Elsewhere on the desk, Le Samouraï is the ur-text for the silent professional in a shabby room, and it is where Besson got it from before Lee got it from Besson. A Bittersweet Life is the Korean film that got there five years earlier and did it with more style and less heart. And I Saw the Devil is what happens when the same national cinema decides the avenger should be as damned as the target. For a broader route in, Korean genre cinema: ten to start with has the map.
The verdict
The Man from Nowhere is a borrowed film that earns its licence in the last twenty minutes. Lee Jeong-beom takes a template that had been worn smooth by 2010, fixes the thing that was always wrong with it, hides his leading man behind a fringe for half the runtime, and then delivers the most legible piece of close-quarters violence in modern Korean cinema. The villains are pantomime and the sociology is skin-deep. None of that survives contact with that tiled room, or with a nine-year-old telling a man who kills people for a living that he smells. It streams widely and it has never needed a rediscovery, because it has never been out of circulation — it is the film people put on for someone who says they do not like subtitles, and it is the film that changes their mind.
Spoilers below
The cruelty of the ending is that the rescue arrives too late for half of it.

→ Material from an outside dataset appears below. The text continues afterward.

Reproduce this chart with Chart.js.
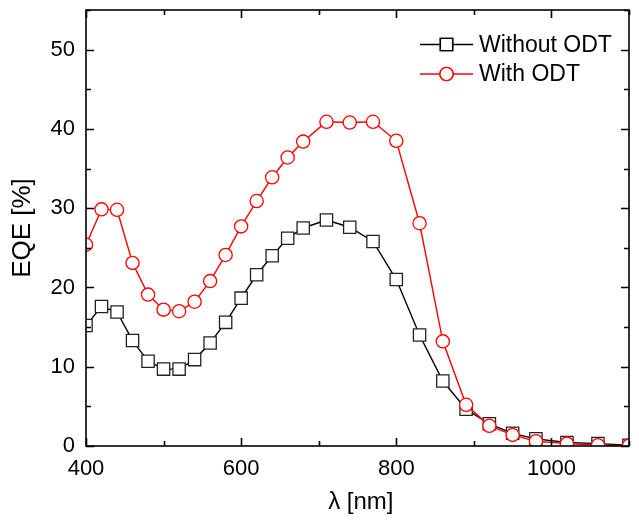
<!DOCTYPE html>
<html>
<head>
<meta charset="utf-8">
<script src="https://cdn.jsdelivr.net/npm/chart.js@4/dist/chart.umd.min.js"></script>
<style>
  body { margin: 0; background: #fff; }
  canvas { display: block; }
</style>
</head>
<body>
<canvas id="eqeChart" width="639" height="521"></canvas>
<script>
/* Wellenlängen in nm */
const wavelengths = [400, 420, 440, 460, 480, 500, 520, 540, 560, 580, 600, 620, 640, 660, 680,
                     710, 740, 770, 800, 830, 860, 890, 920, 950, 980, 1020, 1060, 1100];

/* EQE-Werte in % */
const eqeWithoutODT = [15.2, 17.6, 16.9, 13.3, 10.7, 9.7, 9.7, 10.9, 13.0, 15.6, 18.65, 21.6, 24.0, 26.2, 27.5,
                       28.5, 27.6, 25.8, 21.0, 14.0, 8.2, 4.65, 2.8, 1.6, 0.9, 0.45, 0.3, 0.1];
const eqeWithODT = [25.4, 29.85, 29.8, 23.1, 19.1, 17.2, 17.0, 18.2, 20.8, 24.1, 27.7, 30.9, 33.9, 36.4, 38.4,
                    40.9, 40.8, 40.9, 38.5, 28.1, 13.2, 5.2, 2.55, 1.4, 0.6, 0.3, 0.1, 0.05];

const seriesLabels = ['Without ODT', 'With ODT'];

/* Achsenbeschriftungen und Teilstriche */
const xTickLabels = [400, 600, 800, 1000];
const xMinorTicks = [500, 700, 900, 1100];
const yTickLabels = [0, 10, 20, 30, 40, 50];
const yMinorTicks = [5, 15, 25, 35, 45, 55];

const fontFamily = '"Liberation Sans", Arial, sans-serif';

function toPoints(xs, ys) {
    return xs.map((x, i) => ({ x: x, y: ys[i] }));
}

/* Rahmen + nach innen zeigende Ticks auf allen vier Seiten */
const frameTicks = {
    id: 'frameTicks',
    afterDraw(chart) {
        const ctx = chart.ctx;
        const a = chart.chartArea;
        const xs = chart.scales.x, ys = chart.scales.y;
        ctx.save();
        ctx.strokeStyle = '#000';
        ctx.lineWidth = 1.6;
        ctx.strokeRect(a.left, a.top, a.right - a.left, a.bottom - a.top);
        ctx.beginPath();
        const tickX = (v, len) => {
            const p = Math.round(xs.getPixelForValue(v)) + 0.5;
            ctx.moveTo(p, a.bottom); ctx.lineTo(p, a.bottom - len);
            ctx.moveTo(p, a.top); ctx.lineTo(p, a.top + len);
        };
        const tickY = (v, len) => {
            const p = Math.round(ys.getPixelForValue(v)) + 0.5;
            ctx.moveTo(a.left, p); ctx.lineTo(a.left + len, p);
            ctx.moveTo(a.right, p); ctx.lineTo(a.right - len, p);
        };
        xTickLabels.forEach(v => tickX(v, 8));
        xMinorTicks.forEach(v => tickX(v, 5));
        yTickLabels.forEach(v => tickY(v, 8));
        yMinorTicks.forEach(v => tickY(v, 5));
        ctx.stroke();
        ctx.restore();
    }
};

/* Legende mit Linie und Marker */
const lineLegend = {
    id: 'lineLegend',
    afterDraw(chart) {
        const ctx = chart.ctx;
        const sets = [chart.data.datasets[1], chart.data.datasets[0]];
        ctx.save();
        sets.forEach((ds, i) => {
            const y = 44.5 + i * 29.5;
            ctx.strokeStyle = ds.borderColor;
            ctx.lineWidth = 1.4;
            ctx.beginPath();
            ctx.moveTo(420, y); ctx.lineTo(473, y);
            ctx.stroke();
            Chart.helpers.drawPoint(ctx, {
                pointStyle: ds.pointStyle,
                radius: ds.pointRadius,
                borderWidth: 1.4
            }, 446.5, y);
            ctx.fillStyle = '#fff';
            ctx.fill();
            ctx.stroke();
            ctx.fillStyle = '#000';
            ctx.font = '23px ' + fontFamily;
            ctx.textBaseline = 'middle';
            ctx.fillText(ds.label, 479, y + 1);
        });
        ctx.restore();
    }
};

const ctx = document.getElementById('eqeChart').getContext('2d');
new Chart(ctx, {
    type: 'line',
    data: {
        datasets: [
            {
                label: seriesLabels[1],
                data: toPoints(wavelengths, eqeWithODT),
                borderColor: '#ff0000',
                borderWidth: 1.4,
                pointStyle: 'circle',
                pointRadius: 6.6,
                pointBorderWidth: 1.3,
                pointBackgroundColor: '#fff',
                pointBorderColor: '#ff0000',
                tension: 0,
                order: 1
            },
            {
                label: seriesLabels[0],
                data: toPoints(wavelengths, eqeWithoutODT),
                borderColor: '#000',
                borderWidth: 1.4,
                pointStyle: 'rect',
                pointRadius: 8.7,
                pointBorderWidth: 1.3,
                pointBackgroundColor: '#fff',
                pointBorderColor: '#222',
                tension: 0,
                order: 2
            }
        ]
    },
    options: {
        responsive: false,
        animation: false,
        layout: { padding: { top: 8, right: 2, left: 0, bottom: 0 } },
        plugins: {
            legend: { display: false },
            tooltip: { enabled: false }
        },
        scales: {
            x: {
                type: 'linear',
                min: 400,
                max: 1100,
                afterBuildTicks: (axis) => { axis.ticks = xTickLabels.map(v => ({ value: v })); },
                afterFit: (axis) => {
                    axis.height = 75;
                    axis.paddingLeft = 0; axis.paddingRight = 0;
                },
                grid: { display: false, drawTicks: false },
                border: { display: false },
                ticks: {
                    color: '#000', padding: 10, maxRotation: 0,
                    font: { family: fontFamily, size: 22 },
                    callback: (v) => String(v)
                },
                title: {
                    display: true,
                    text: ' λ [nm]',
                    color: '#000',
                    padding: { top: 0, bottom: 4 },
                    font: { family: fontFamily, size: 24 }
                }
            },
            y: {
                min: 0,
                max: 55,
                afterBuildTicks: (axis) => { axis.ticks = yTickLabels.map(v => ({ value: v })); },
                afterFit: (axis) => {
                    axis.width = 86;
                    axis.paddingTop = 0; axis.paddingBottom = 0;
                },
                grid: { display: false, drawTicks: false },
                border: { display: false },
                ticks: {
                    color: '#000', padding: 11,
                    font: { family: fontFamily, size: 22 },
                    callback: (v) => String(v)
                },
                title: {
                    display: true,
                    text: 'EQE [%]',
                    color: '#000',
                    padding: { top: 7, bottom: 8 },
                    font: { family: fontFamily, size: 26 }
                }
            }
        }
    },
    plugins: [frameTicks, lineLegend]
});
</script>
</body>
</html>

So-mi’s mother is already dead when Tae-sik starts looking. She has been killed and harvested — the gang’s second business, the one the film keeps circling, is organs, and the mother’s body has been processed by the time the search begins. Tae-sik finds this out in the middle of the film, which means he spends the entire back half knowing that the only outcome still available is partial. He does not tell anyone. He keeps going.
The nastiest beat is the one the film plants and pays off in the same breath: he is shown a container of eyes, and told they are So-mi’s. The gang lies to him, and for a stretch of runtime he — and we — believe the girl has been taken apart. The rampage that follows is grief rather than strategy, which is why it is shot with none of the discipline of the earlier fights.
She is alive. The eyes belong to somebody else, which the film mentions once and then walks past, and that walk-past is the picture’s real moral limit: an anonymous child was destroyed to make a plot point land, and The Man from Nowhere does not stop to look at her.
Ramrowan is the film’s most interesting inversion, because he loses and is allowed to know it. The knife fight ends with Tae-sik winning at enormous physical cost, and the enforcer’s dying beat is professional recognition — one man acknowledging that the other did the job better. It is the only respect anyone in the film pays anyone.
The last scene is the whole point of the Korean title. Tae-sik, wrecked and about to be taken into custody, gets one moment with So-mi. He asks her to close her eyes, and holds her, and she does not let go. He came within a second of shooting himself in front of her when he thought she was gone; the film’s final mercy is that the child arrives in time to stop him. He goes to prison. She goes into care. The last thing she calls him is ajeossi, and by then the word has stopped meaning “stranger”.